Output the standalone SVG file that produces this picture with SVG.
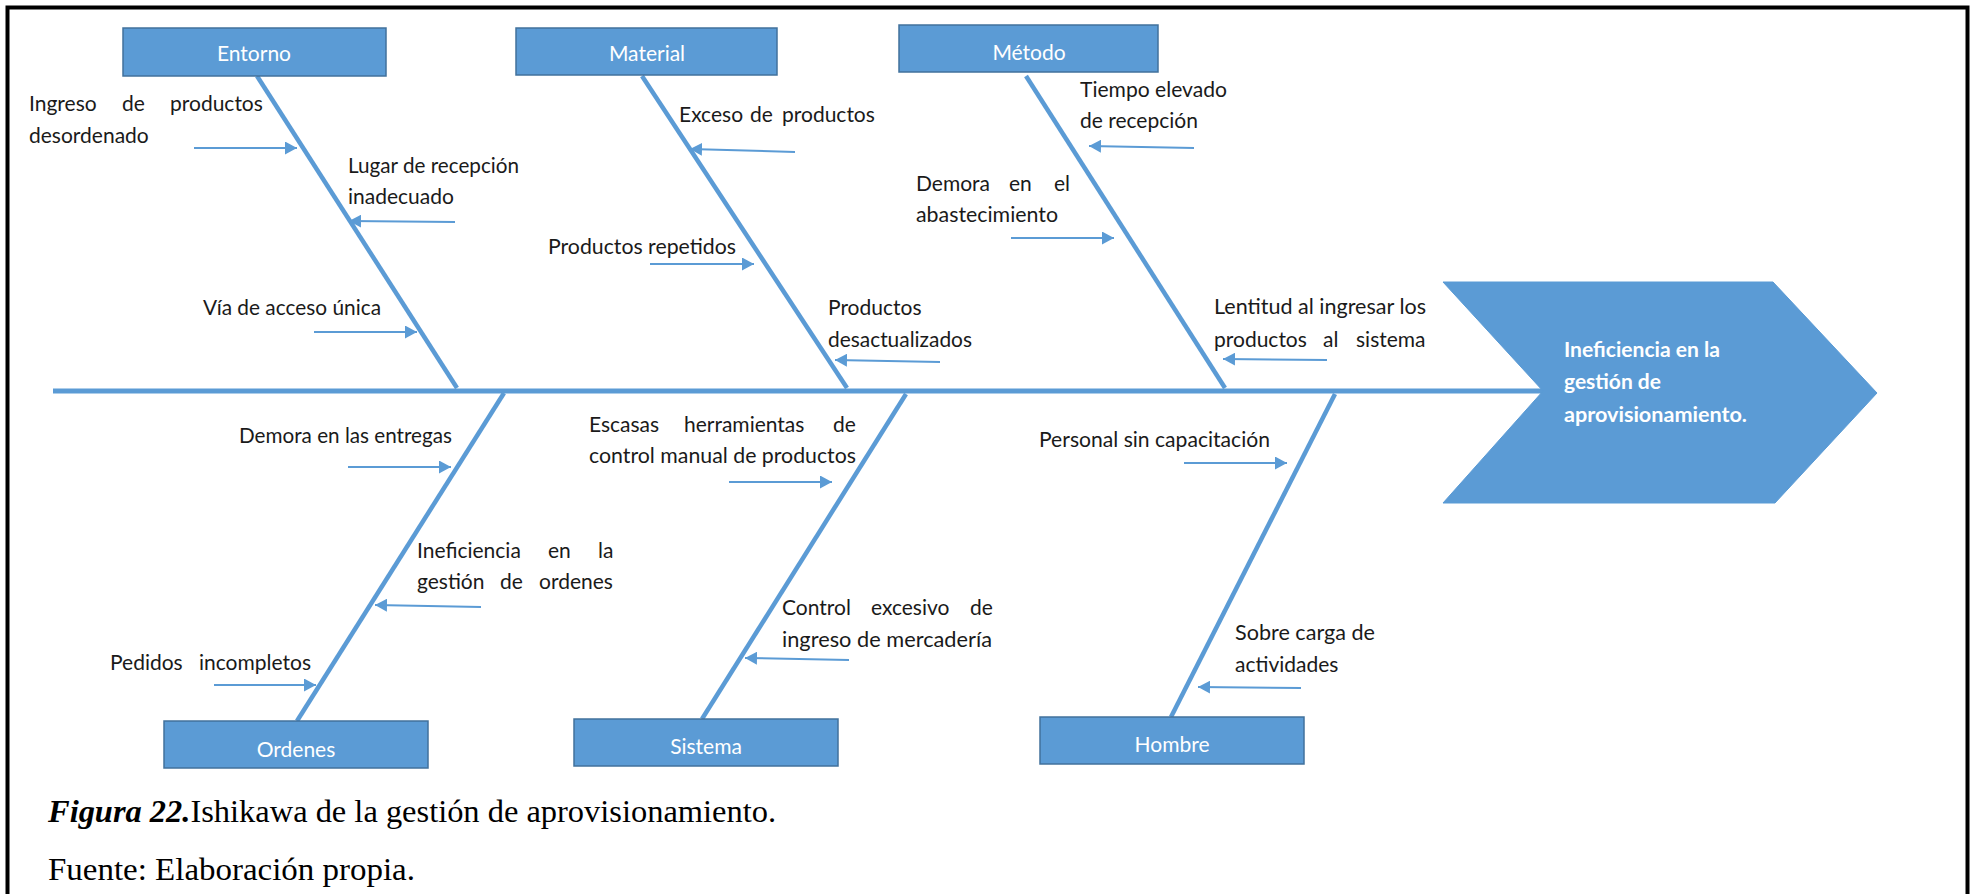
<svg xmlns="http://www.w3.org/2000/svg" width="1974" height="894" viewBox="0 0 1974 894">
<style>
.box{fill:#5B9BD5;stroke:#41719C;stroke-width:1.5}
.bl{font-family:Lato,"Liberation Sans",sans-serif;font-size:21px;fill:#FFFFFF;text-anchor:middle}
.lb{font-family:Lato,"Liberation Sans",sans-serif;font-size:21px;fill:#1a1a1a}
.bone{stroke:#5B9BD5;stroke-width:4.5;fill:none;stroke-linecap:butt}
.ar{stroke:#5B9BD5;stroke-width:2;fill:none;marker-end:url(#ah)}
.head{font-family:Lato,"Liberation Sans",sans-serif;font-size:21px;font-weight:bold;fill:#FFFFFF}
.cap{font-family:"Liberation Serif","Times New Roman",serif;font-size:31px;fill:#000}
</style>
<defs>
<marker id="ah" markerUnits="userSpaceOnUse" markerWidth="13" markerHeight="13" refX="12" refY="6.5" orient="auto">
<path d="M0,0 L12,6.5 L0,13 Z" fill="#5B9BD5"/>
</marker>
</defs>
<rect x="0" y="0" width="1974" height="894" fill="#FFFFFF"/>
<rect x="7.5" y="7.5" width="1960" height="900" fill="none" stroke="#000" stroke-width="4"/>

<g id="connectors">
<line class="bone" x1="53" y1="391" x2="1545" y2="391" style="stroke-width:5"/>
<line class="bone" x1="257" y1="76" x2="457" y2="388"/>
<line class="bone" x1="642" y1="76" x2="847" y2="388"/>
<line class="bone" x1="1026" y1="76" x2="1225" y2="388"/>
<line class="bone" x1="504" y1="393" x2="297" y2="721"/>
<line class="bone" x1="906" y1="394" x2="702" y2="719"/>
<line class="bone" x1="1335" y1="394" x2="1171" y2="717"/>
<line class="ar" x1="194" y1="148" x2="297" y2="148"/>
<line class="ar" x1="455" y1="222" x2="349" y2="221"/>
<line class="ar" x1="314" y1="332" x2="417" y2="332"/>
<line class="ar" x1="795" y1="152" x2="690" y2="149"/>
<line class="ar" x1="650" y1="264" x2="754" y2="264"/>
<line class="ar" x1="940" y1="362" x2="835" y2="360"/>
<line class="ar" x1="1194" y1="148" x2="1089" y2="146"/>
<line class="ar" x1="1011" y1="238" x2="1114" y2="238"/>
<line class="ar" x1="1327" y1="360" x2="1223" y2="359"/>
<line class="ar" x1="348" y1="467" x2="451" y2="467"/>
<line class="ar" x1="481" y1="607" x2="375" y2="605"/>
<line class="ar" x1="214" y1="685" x2="316" y2="685"/>
<line class="ar" x1="729" y1="482" x2="832" y2="482"/>
<line class="ar" x1="849" y1="660" x2="745" y2="658"/>
<line class="ar" x1="1184" y1="463" x2="1287" y2="463"/>
<line class="ar" x1="1301" y1="688" x2="1198" y2="687"/>
</g>

<g id="effect">
<path d="M1443,282 L1773,282 L1877,393 L1775,503 L1443,503 L1543,391 Z" fill="#5B9BD5" stroke="#5B9BD5" stroke-width="1"/>
<text class="head" x="1564" y="357" textLength="156" lengthAdjust="spacingAndGlyphs">Ineficiencia en la</text>
<text class="head" x="1564" y="389" textLength="97" lengthAdjust="spacingAndGlyphs">gestión de</text>
<text class="head" x="1564" y="422" textLength="183" lengthAdjust="spacingAndGlyphs">aprovisionamiento.</text>
</g>

<g id="entorno">
<rect class="box" x="123" y="28" width="263" height="48"/>
<text class="bl" x="254" y="61">Entorno</text>
<text class="lb" y="111"><tspan x="29">Ingreso</tspan><tspan x="122">de</tspan><tspan x="170">productos</tspan></text>
<text class="lb" x="29" y="143">desordenado</text>
<text class="lb" x="348" y="173" textLength="171" lengthAdjust="spacingAndGlyphs">Lugar de recepción</text>
<text class="lb" x="348" y="204">inadecuado</text>
<text class="lb" x="203" y="315" textLength="178" lengthAdjust="spacingAndGlyphs">Vía de acceso única</text>
</g>

<g id="material">
<rect class="box" x="516" y="28" width="261" height="47"/>
<text class="bl" x="647" y="61">Material</text>
<text class="lb" y="122"><tspan x="679">Exceso</tspan><tspan x="750">de</tspan><tspan x="782">productos</tspan></text>
<text class="lb" x="548" y="254" textLength="188" lengthAdjust="spacingAndGlyphs">Productos repetidos</text>
<text class="lb" x="828" y="315">Productos</text>
<text class="lb" x="828" y="347" textLength="144" lengthAdjust="spacingAndGlyphs">desactualizados</text>
</g>

<g id="metodo">
<rect class="box" x="899" y="25" width="259" height="47"/>
<text class="bl" x="1029" y="60">Método</text>
<text class="lb" x="1080" y="97" textLength="147" lengthAdjust="spacingAndGlyphs">Tiempo elevado</text>
<text class="lb" x="1080" y="128">de recepción</text>
<text class="lb" y="191"><tspan x="916">Demora</tspan><tspan x="1009">en</tspan><tspan x="1054">el</tspan></text>
<text class="lb" x="916" y="222" textLength="142" lengthAdjust="spacingAndGlyphs">abastecimiento</text>
<text class="lb" x="1214" y="314" textLength="212" lengthAdjust="spacingAndGlyphs">Lentitud al ingresar los</text>
<text class="lb" y="347"><tspan x="1214">productos</tspan><tspan x="1323">al</tspan><tspan x="1356">sistema</tspan></text>
</g>

<g id="ordenes">
<rect class="box" x="164" y="721" width="264" height="47"/>
<text class="bl" x="296" y="757">Ordenes</text>
<text class="lb" x="239" y="443" textLength="213" lengthAdjust="spacingAndGlyphs">Demora en las entregas</text>
<text class="lb" y="558"><tspan x="417">Ineficiencia</tspan><tspan x="548">en</tspan><tspan x="598">la</tspan></text>
<text class="lb" y="589"><tspan x="417">gestión</tspan><tspan x="500">de</tspan><tspan x="539">ordenes</tspan></text>
<text class="lb" y="670"><tspan x="110">Pedidos</tspan><tspan x="199">incompletos</tspan></text>
</g>

<g id="sistema">
<rect class="box" x="574" y="719" width="264" height="47"/>
<text class="bl" x="706" y="754">Sistema</text>
<text class="lb" y="432"><tspan x="589">Escasas</tspan><tspan x="684">herramientas</tspan><tspan x="833">de</tspan></text>
<text class="lb" x="589" y="463" textLength="267" lengthAdjust="spacingAndGlyphs">control manual de productos</text>
<text class="lb" y="615"><tspan x="782">Control</tspan><tspan x="871">excesivo</tspan><tspan x="970">de</tspan></text>
<text class="lb" x="782" y="647" textLength="210" lengthAdjust="spacingAndGlyphs">ingreso de mercadería</text>
</g>

<g id="hombre">
<rect class="box" x="1040" y="717" width="264" height="47"/>
<text class="bl" x="1172" y="752">Hombre</text>
<text class="lb" x="1039" y="447" textLength="231" lengthAdjust="spacingAndGlyphs">Personal sin capacitación</text>
<text class="lb" x="1235" y="640" textLength="140" lengthAdjust="spacingAndGlyphs">Sobre carga de</text>
<text class="lb" x="1235" y="672">actividades</text>
</g>

<g id="caption">
<text class="cap" x="48" y="822" textLength="728" lengthAdjust="spacingAndGlyphs"><tspan font-weight="bold" font-style="italic">Figura 22.</tspan>Ishikawa de la gestión de aprovisionamiento.</text>
<text class="cap" x="48" y="880" textLength="367" lengthAdjust="spacingAndGlyphs">Fuente: Elaboración propia.</text>
</g>
</svg>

========================

WHAT TO PRODUCE — Copy out all of the material exactly as written, without its pictures.

SOLUTION FOR THIS PROBLEM —
Output the standalone SVG file that produces this picture with SVG.
<svg xmlns="http://www.w3.org/2000/svg" width="1974" height="894" viewBox="0 0 1974 894">
<style>
.box{fill:#5B9BD5;stroke:#41719C;stroke-width:1.5}
.bl{font-family:Lato,"Liberation Sans",sans-serif;font-size:21px;fill:#FFFFFF;text-anchor:middle}
.lb{font-family:Lato,"Liberation Sans",sans-serif;font-size:21px;fill:#1a1a1a}
.bone{stroke:#5B9BD5;stroke-width:4.5;fill:none;stroke-linecap:butt}
.ar{stroke:#5B9BD5;stroke-width:2;fill:none;marker-end:url(#ah)}
.head{font-family:Lato,"Liberation Sans",sans-serif;font-size:21px;font-weight:bold;fill:#FFFFFF}
.cap{font-family:"Liberation Serif","Times New Roman",serif;font-size:31px;fill:#000}
</style>
<defs>
<marker id="ah" markerUnits="userSpaceOnUse" markerWidth="13" markerHeight="13" refX="12" refY="6.5" orient="auto">
<path d="M0,0 L12,6.5 L0,13 Z" fill="#5B9BD5"/>
</marker>
</defs>
<rect x="0" y="0" width="1974" height="894" fill="#FFFFFF"/>
<rect x="7.5" y="7.5" width="1960" height="900" fill="none" stroke="#000" stroke-width="4"/>

<g id="connectors">
<line class="bone" x1="53" y1="391" x2="1545" y2="391" style="stroke-width:5"/>
<line class="bone" x1="257" y1="76" x2="457" y2="388"/>
<line class="bone" x1="642" y1="76" x2="847" y2="388"/>
<line class="bone" x1="1026" y1="76" x2="1225" y2="388"/>
<line class="bone" x1="504" y1="393" x2="297" y2="721"/>
<line class="bone" x1="906" y1="394" x2="702" y2="719"/>
<line class="bone" x1="1335" y1="394" x2="1171" y2="717"/>
<line class="ar" x1="194" y1="148" x2="297" y2="148"/>
<line class="ar" x1="455" y1="222" x2="349" y2="221"/>
<line class="ar" x1="314" y1="332" x2="417" y2="332"/>
<line class="ar" x1="795" y1="152" x2="690" y2="149"/>
<line class="ar" x1="650" y1="264" x2="754" y2="264"/>
<line class="ar" x1="940" y1="362" x2="835" y2="360"/>
<line class="ar" x1="1194" y1="148" x2="1089" y2="146"/>
<line class="ar" x1="1011" y1="238" x2="1114" y2="238"/>
<line class="ar" x1="1327" y1="360" x2="1223" y2="359"/>
<line class="ar" x1="348" y1="467" x2="451" y2="467"/>
<line class="ar" x1="481" y1="607" x2="375" y2="605"/>
<line class="ar" x1="214" y1="685" x2="316" y2="685"/>
<line class="ar" x1="729" y1="482" x2="832" y2="482"/>
<line class="ar" x1="849" y1="660" x2="745" y2="658"/>
<line class="ar" x1="1184" y1="463" x2="1287" y2="463"/>
<line class="ar" x1="1301" y1="688" x2="1198" y2="687"/>
</g>

<g id="effect">
<path d="M1443,282 L1773,282 L1877,393 L1775,503 L1443,503 L1543,391 Z" fill="#5B9BD5" stroke="#5B9BD5" stroke-width="1"/>
<text class="head" x="1564" y="357" textLength="156" lengthAdjust="spacingAndGlyphs">Ineficiencia en la</text>
<text class="head" x="1564" y="389" textLength="97" lengthAdjust="spacingAndGlyphs">gestión de</text>
<text class="head" x="1564" y="422" textLength="183" lengthAdjust="spacingAndGlyphs">aprovisionamiento.</text>
</g>

<g id="entorno">
<rect class="box" x="123" y="28" width="263" height="48"/>
<text class="bl" x="254" y="61">Entorno</text>
<text class="lb" y="111"><tspan x="29">Ingreso</tspan><tspan x="122">de</tspan><tspan x="170">productos</tspan></text>
<text class="lb" x="29" y="143">desordenado</text>
<text class="lb" x="348" y="173" textLength="171" lengthAdjust="spacingAndGlyphs">Lugar de recepción</text>
<text class="lb" x="348" y="204">inadecuado</text>
<text class="lb" x="203" y="315" textLength="178" lengthAdjust="spacingAndGlyphs">Vía de acceso única</text>
</g>

<g id="material">
<rect class="box" x="516" y="28" width="261" height="47"/>
<text class="bl" x="647" y="61">Material</text>
<text class="lb" y="122"><tspan x="679">Exceso</tspan><tspan x="750">de</tspan><tspan x="782">productos</tspan></text>
<text class="lb" x="548" y="254" textLength="188" lengthAdjust="spacingAndGlyphs">Productos repetidos</text>
<text class="lb" x="828" y="315">Productos</text>
<text class="lb" x="828" y="347" textLength="144" lengthAdjust="spacingAndGlyphs">desactualizados</text>
</g>

<g id="metodo">
<rect class="box" x="899" y="25" width="259" height="47"/>
<text class="bl" x="1029" y="60">Método</text>
<text class="lb" x="1080" y="97" textLength="147" lengthAdjust="spacingAndGlyphs">Tiempo elevado</text>
<text class="lb" x="1080" y="128">de recepción</text>
<text class="lb" y="191"><tspan x="916">Demora</tspan><tspan x="1009">en</tspan><tspan x="1054">el</tspan></text>
<text class="lb" x="916" y="222" textLength="142" lengthAdjust="spacingAndGlyphs">abastecimiento</text>
<text class="lb" x="1214" y="314" textLength="212" lengthAdjust="spacingAndGlyphs">Lentitud al ingresar los</text>
<text class="lb" y="347"><tspan x="1214">productos</tspan><tspan x="1323">al</tspan><tspan x="1356">sistema</tspan></text>
</g>

<g id="ordenes">
<rect class="box" x="164" y="721" width="264" height="47"/>
<text class="bl" x="296" y="757">Ordenes</text>
<text class="lb" x="239" y="443" textLength="213" lengthAdjust="spacingAndGlyphs">Demora en las entregas</text>
<text class="lb" y="558"><tspan x="417">Ineficiencia</tspan><tspan x="548">en</tspan><tspan x="598">la</tspan></text>
<text class="lb" y="589"><tspan x="417">gestión</tspan><tspan x="500">de</tspan><tspan x="539">ordenes</tspan></text>
<text class="lb" y="670"><tspan x="110">Pedidos</tspan><tspan x="199">incompletos</tspan></text>
</g>

<g id="sistema">
<rect class="box" x="574" y="719" width="264" height="47"/>
<text class="bl" x="706" y="754">Sistema</text>
<text class="lb" y="432"><tspan x="589">Escasas</tspan><tspan x="684">herramientas</tspan><tspan x="833">de</tspan></text>
<text class="lb" x="589" y="463" textLength="267" lengthAdjust="spacingAndGlyphs">control manual de productos</text>
<text class="lb" y="615"><tspan x="782">Control</tspan><tspan x="871">excesivo</tspan><tspan x="970">de</tspan></text>
<text class="lb" x="782" y="647" textLength="210" lengthAdjust="spacingAndGlyphs">ingreso de mercadería</text>
</g>

<g id="hombre">
<rect class="box" x="1040" y="717" width="264" height="47"/>
<text class="bl" x="1172" y="752">Hombre</text>
<text class="lb" x="1039" y="447" textLength="231" lengthAdjust="spacingAndGlyphs">Personal sin capacitación</text>
<text class="lb" x="1235" y="640" textLength="140" lengthAdjust="spacingAndGlyphs">Sobre carga de</text>
<text class="lb" x="1235" y="672">actividades</text>
</g>

<g id="caption">
<text class="cap" x="48" y="822" textLength="728" lengthAdjust="spacingAndGlyphs"><tspan font-weight="bold" font-style="italic">Figura 22.</tspan>Ishikawa de la gestión de aprovisionamiento.</text>
<text class="cap" x="48" y="880" textLength="367" lengthAdjust="spacingAndGlyphs">Fuente: Elaboración propia.</text>
</g>
</svg>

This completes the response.